--- OBJECTIVE ---
Reproduce the listing below without changes, except that pictures are left out.

--- Begin ---

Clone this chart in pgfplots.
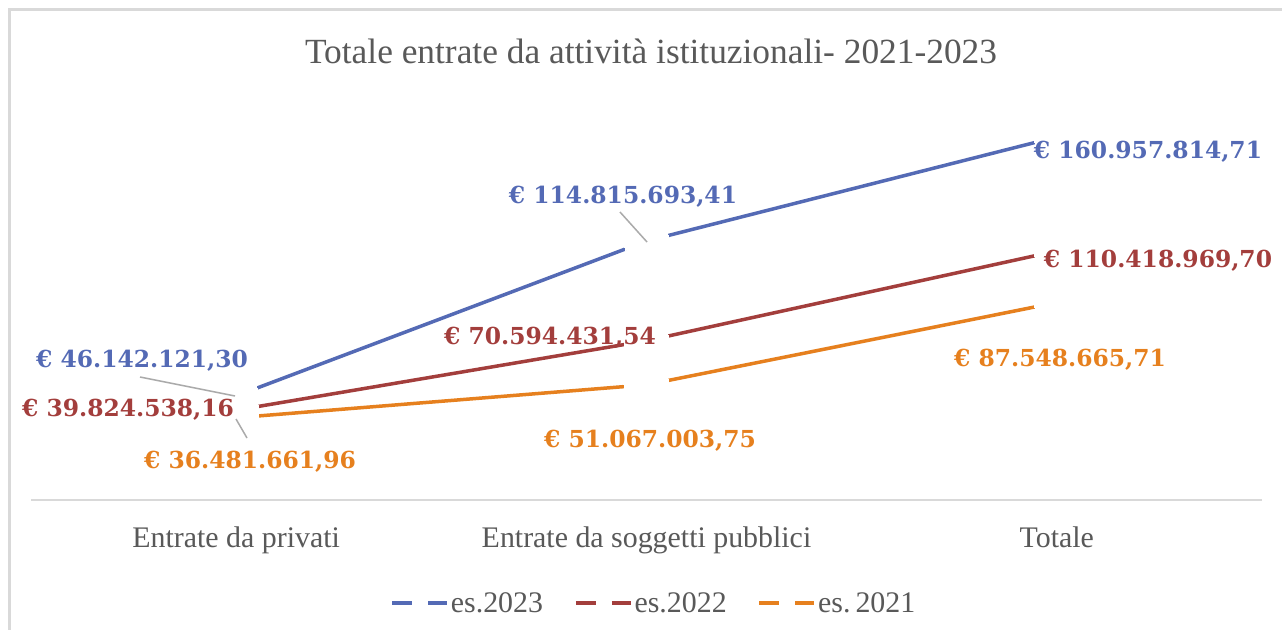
\documentclass[border=0pt]{standalone}
\usepackage{fontspec}
\setmainfont{Liberation Serif}
\newfontfamily\labfont{DejaVu Serif}
\usepackage{pgfplots}
\pgfplotsset{compat=1.18}
\definecolor{c23}{RGB}{84,106,181}
\definecolor{c22}{RGB}{163,62,60}
\definecolor{c21}{RGB}{230,128,30}
\definecolor{txt}{RGB}{89,89,89}
\definecolor{frm}{RGB}{217,217,217}
\definecolor{lead}{RGB}{170,170,170}
\begin{document}
\begin{tikzpicture}
\path[use as bounding box] (0bp,0bp) rectangle (1282bp,-630bp);
\fill[white] (0bp,0bp) rectangle (1282bp,-630bp);
\draw[frm, line width=3bp] (9.5bp,-630bp) -- (9.5bp,-9.5bp) -- (1282bp,-9.5bp);
\begin{axis}[
  at={(31bp,-500bp)}, anchor=south west,
  width=1231bp, height=406bp, scale only axis,
  xmin=-0.5, xmax=2.5, ymin=0, ymax=180000000,
  axis x line*=bottom, axis y line=none,
  x axis line style={frm, line width=2.5bp, -},
  xtick={0,1,2},
  xticklabels={Entrate da privati, Entrate da soggetti pubblici, Totale},
  major tick length=0pt,
  xticklabel style={font=\fontsize{30}{36}\selectfont, text=txt, anchor=base, yshift=-47.5bp},
  clip=false,
  legend columns=3,
  legend style={draw=none, fill=none, at={(0.506,-0.2537)}, anchor=center,
    inner sep=0pt, column sep=0pt,
    font=\fontsize{30}{36}\selectfont, text=txt,
    nodes={inner sep=2bp},
    /tikz/every even column/.append style={column sep=29bp}},
  legend image code/.code={\draw[#1, line width=3.5bp, dash pattern=on 20bp off 16bp] (0bp,0bp) -- (55bp,0bp);},
  gapmark/.style={mark=*, mark size=22.5bp, mark options={solid, fill=white, draw=white, line width=0pt}},
]
\addplot[c23, line width=3.5bp, gapmark, forget plot]
  coordinates {(0,46142121.30) (1,114815693.41) (2,160957814.71)};
\addplot[c22, line width=3.5bp, gapmark, forget plot]
  coordinates {(0,39824538.16) (1,70594431.54) (2,110418969.70)};
\addplot[c21, line width=3.5bp, gapmark, forget plot]
  coordinates {(0,36481661.96) (1,51067003.75) (2,87548665.71)};
\addlegendimage{c23}
\addlegendentry{es.2023}
\addlegendimage{c22}
\addlegendentry{es.2022}
\addlegendimage{c21}
\addlegendentry{es.\,2021}
\end{axis}
\begin{scope}[x=1bp, y=-1bp, lbl/.style={font=\labfont\bfseries\fontsize{23.5}{28}\selectfont, inner sep=0pt, anchor=base}]
\node[font=\fontsize{35.5}{42}\selectfont, text=txt, anchor=base, inner sep=0pt] at (651,63) {Totale entrate da attività istituzionali- 2021-2023};
\draw[lead, line width=1.5bp] (140,377) -- (235,396);
\draw[lead, line width=1.5bp] (236,419) -- (247,438);
\draw[lead, line width=1.5bp] (620,212) -- (647,242);
\node[lbl, text=c23] at (142,367) {€ 46.142.121,30};
\node[lbl, text=c22] at (128,416) {€ 39.824.538,16};
\node[lbl, text=c21] at (250,468) {€ 36.481.661,96};
\node[lbl, text=c23] at (623,203) {€ 114.815.693,41};
\node[lbl, text=c22] at (550,344) {€ 70.594.431,54};
\node[lbl, text=c21] at (650,447) {€ 51.067.003,75};
\node[lbl, text=c23] at (1148,158) {€ 160.957.814,71};
\node[lbl, text=c22] at (1158,267) {€ 110.418.969,70};
\node[lbl, text=c21] at (1060,366) {€ 87.548.665,71};
\end{scope}
\end{tikzpicture}
\end{document}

--- End ---

--- EXERCISE OUTPUT ---
Clone this chart in pgfplots.
\documentclass[border=0pt]{standalone}
\usepackage{fontspec}
\setmainfont{Liberation Serif}
\newfontfamily\labfont{DejaVu Serif}
\usepackage{pgfplots}
\pgfplotsset{compat=1.18}
\definecolor{c23}{RGB}{84,106,181}
\definecolor{c22}{RGB}{163,62,60}
\definecolor{c21}{RGB}{230,128,30}
\definecolor{txt}{RGB}{89,89,89}
\definecolor{frm}{RGB}{217,217,217}
\definecolor{lead}{RGB}{170,170,170}
\begin{document}
\begin{tikzpicture}
\path[use as bounding box] (0bp,0bp) rectangle (1282bp,-630bp);
\fill[white] (0bp,0bp) rectangle (1282bp,-630bp);
\draw[frm, line width=3bp] (9.5bp,-630bp) -- (9.5bp,-9.5bp) -- (1282bp,-9.5bp);
\begin{axis}[
  at={(31bp,-500bp)}, anchor=south west,
  width=1231bp, height=406bp, scale only axis,
  xmin=-0.5, xmax=2.5, ymin=0, ymax=180000000,
  axis x line*=bottom, axis y line=none,
  x axis line style={frm, line width=2.5bp, -},
  xtick={0,1,2},
  xticklabels={Entrate da privati, Entrate da soggetti pubblici, Totale},
  major tick length=0pt,
  xticklabel style={font=\fontsize{30}{36}\selectfont, text=txt, anchor=base, yshift=-47.5bp},
  clip=false,
  legend columns=3,
  legend style={draw=none, fill=none, at={(0.506,-0.2537)}, anchor=center,
    inner sep=0pt, column sep=0pt,
    font=\fontsize{30}{36}\selectfont, text=txt,
    nodes={inner sep=2bp},
    /tikz/every even column/.append style={column sep=29bp}},
  legend image code/.code={\draw[#1, line width=3.5bp, dash pattern=on 20bp off 16bp] (0bp,0bp) -- (55bp,0bp);},
  gapmark/.style={mark=*, mark size=22.5bp, mark options={solid, fill=white, draw=white, line width=0pt}},
]
\addplot[c23, line width=3.5bp, gapmark, forget plot]
  coordinates {(0,46142121.30) (1,114815693.41) (2,160957814.71)};
\addplot[c22, line width=3.5bp, gapmark, forget plot]
  coordinates {(0,39824538.16) (1,70594431.54) (2,110418969.70)};
\addplot[c21, line width=3.5bp, gapmark, forget plot]
  coordinates {(0,36481661.96) (1,51067003.75) (2,87548665.71)};
\addlegendimage{c23}
\addlegendentry{es.2023}
\addlegendimage{c22}
\addlegendentry{es.2022}
\addlegendimage{c21}
\addlegendentry{es.\,2021}
\end{axis}
\begin{scope}[x=1bp, y=-1bp, lbl/.style={font=\labfont\bfseries\fontsize{23.5}{28}\selectfont, inner sep=0pt, anchor=base}]
\node[font=\fontsize{35.5}{42}\selectfont, text=txt, anchor=base, inner sep=0pt] at (651,63) {Totale entrate da attività istituzionali- 2021-2023};
\draw[lead, line width=1.5bp] (140,377) -- (235,396);
\draw[lead, line width=1.5bp] (236,419) -- (247,438);
\draw[lead, line width=1.5bp] (620,212) -- (647,242);
\node[lbl, text=c23] at (142,367) {€ 46.142.121,30};
\node[lbl, text=c22] at (128,416) {€ 39.824.538,16};
\node[lbl, text=c21] at (250,468) {€ 36.481.661,96};
\node[lbl, text=c23] at (623,203) {€ 114.815.693,41};
\node[lbl, text=c22] at (550,344) {€ 70.594.431,54};
\node[lbl, text=c21] at (650,447) {€ 51.067.003,75};
\node[lbl, text=c23] at (1148,158) {€ 160.957.814,71};
\node[lbl, text=c22] at (1158,267) {€ 110.418.969,70};
\node[lbl, text=c21] at (1060,366) {€ 87.548.665,71};
\end{scope}
\end{tikzpicture}
\end{document}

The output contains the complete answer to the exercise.